Member of the Muskegon County Board of Commissioners from the 10th District
- In office January 1, 1999 – May 3, 2005
- Succeeded by: Roger C. Wade

Member of the Michigan House of Representatives
- In office January 1, 1991 – December 31, 1998
- Preceded by: Nancy L. Crandall
- Succeeded by: Gerald Van Woerkom
- Constituency: 97th district (1991–1992) 110th district (1993–1998)

Personal details
- Born: December 14, 1940 (age 85) Muskegon, Michigan
- Party: Democratic
- Spouse: Carol Ann

Military service
- Allegiance: United States
- Branch/service: United States Army
- Years of service: 1963-1969
- Unit: 486th Engineering Company

= Paul Baade =

American politician

Paul Baade (born December 14, 1940) was a Democratic member of the Michigan House of Representatives during the 1990s and later served on the Muskegon County Board of Commissioners.
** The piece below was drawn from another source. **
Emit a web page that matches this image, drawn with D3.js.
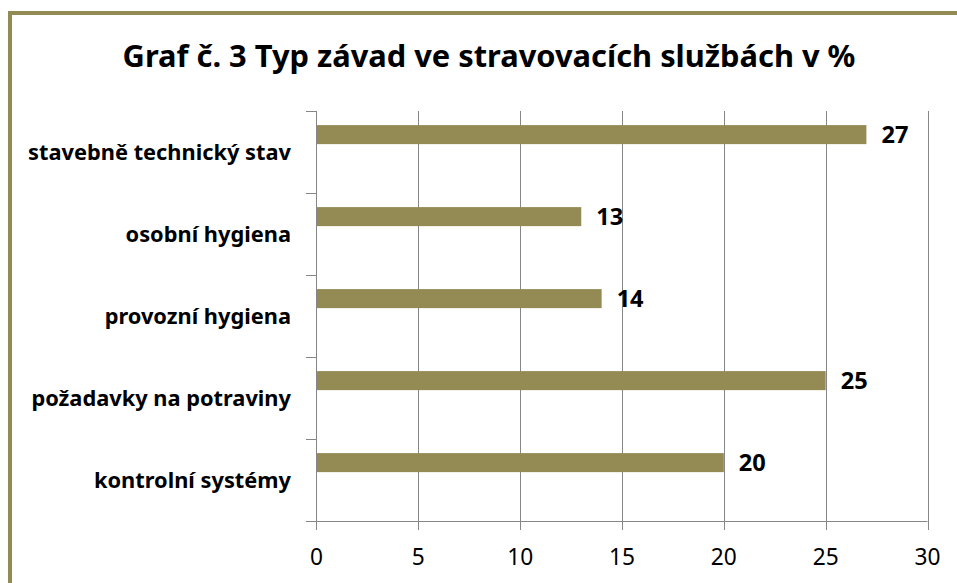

A native of Muskegon, Baade worked for the Muskegon Chronicle for 26 years. He was elected to the first of four terms in the House in 1990. After leaving the House due to term limits in 1998, Baade was elected to the Muskegon County board, where he served until his retirement in 2005.

He served in the United States Army reserves in the 486th Engineer Company.